I don't fish for Musky, but I did accidently catch a small one while fishing for bass this summer along the Marblehead shoreline, But did you see this story!

It is Jim Sayre's 47-inch muskellunge, a trophy fish that Sayre, of Bellevue, recently caught, measured, photographed and released at Clear Fork Reservoir southeast of Mansfield.
The rest of the story is here.
http://www.toledoblade.com/apps/pbcs.dll/article?AID=/20041118/COLUMNIST22/411180392


----------



## catking (Apr 5, 2004)

I gotta go after these big boys. I almost took a trip down to the Green River area this season. Next year for sure  .DA KING !!!


----------



## esoxhunter (Apr 7, 2004)

I fished a Muskies Inc tourney on Clearfork early this spring.
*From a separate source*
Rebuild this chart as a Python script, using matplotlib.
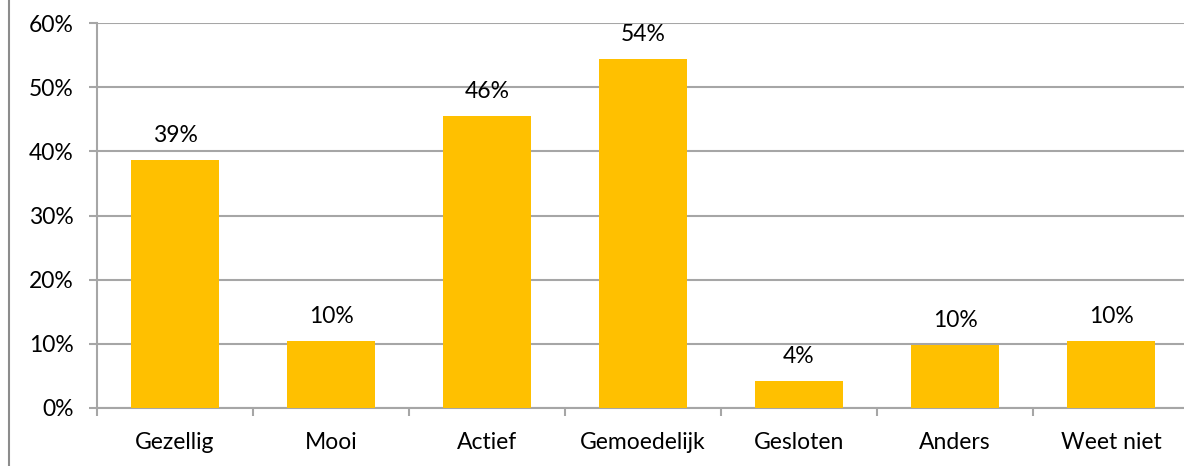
import matplotlib
matplotlib.use("Agg")
import matplotlib.pyplot as plt
from matplotlib.lines import Line2D
import numpy as np

categories = ["Gezellig", "Mooi", "Actief", "Gemoedelijk", "Gesloten", "Anders", "Weet niet"]
values = [38.6, 10.4, 45.5, 54.4, 4.2, 9.8, 10.4]
labels = ["39%", "10%", "46%", "54%", "4%", "10%", "10%"]
yticks = [0, 10, 20, 30, 40, 50, 60]

plt.rcParams['font.family'] = ['Lato', 'DejaVu Sans']
FS = 16.5

W, H = 1184, 466
fig = plt.figure(figsize=(W / 100, H / 100), dpi=100)
left, right, bottom, top = 97, 1189, 408, 23
ax = fig.add_axes([left / W, (H - bottom) / H, (right - left) / W, (bottom - top) / H])

grid_c = "#A6A6A6"
x = np.arange(len(categories))
ax.bar(x, values, width=0.57, color="#FFC000", zorder=3)

for xi, v, lab in zip(x, values, labels):
    ax.annotate(lab, (xi, v), xytext=(0, 14), textcoords="offset pixels",
                ha="center", va="bottom", fontsize=FS, color="#000000")

ax.set_xlim(-0.5, len(categories) - 0.5)
ax.set_ylim(0, 60)
ax.set_yticks(yticks)
ax.set_yticklabels([f"{t}%" for t in yticks], fontsize=FS)
ax.yaxis.grid(True, color=grid_c, linewidth=1.5, zorder=0)
ax.set_axisbelow(True)

ax.set_xticks(np.arange(len(categories) + 1) - 0.5)
ax.set_xticklabels([])
ax.set_xticks(x, minor=True)
ax.set_xticklabels(categories, minor=True, fontsize=FS)
ax.tick_params(axis="x", which="minor", length=0, pad=17.5)
ax.tick_params(axis="x", which="major", length=6, width=1.5, color=grid_c)
ax.tick_params(axis="y", length=6, width=1.5, color=grid_c, pad=11)

for s in ["top", "right"]:
    ax.spines[s].set_visible(False)
for s in ["left", "bottom"]:
    ax.spines[s].set_color(grid_c)
    ax.spines[s].set_linewidth(1.5)

fig.add_artist(Line2D([8.5 / W, 8.5 / W], [0, 1], color="#8C8C8C", linewidth=1.5,
                      transform=fig.transFigure))

fig.savefig("out.png", dpi=100)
The winning fish was 47 inches. That lake is known for numbers, but there are a few bruisers in there as well.
Hey Catking....You should give Caesar's a shot. Starting to hear reports of pretty good fish in there.
EH


----------



## mrfishohio (Apr 5, 2004)

How good ???


> Hey Catking....You should give Caesar's a shot. Starting to hear reports of pretty good fish in there


----------



## catking (Apr 5, 2004)

Hey esox- I'm a banker, so I am limited to what I can do  I was talking to a guide at the Cincinnati boat & travel show about heading down to the Green River for a guided trip. I believe I'll do it this coming year  I really hope CC takes off soon. I also have been hearing a few things. I also have seen a few nice ones in that lake.They are there............. THE CATKING !!!


----------



## Baitkiller (Sep 1, 2004)

WLB

Jim got a nice Musky there  !


<>< Baitkiller ><>


----------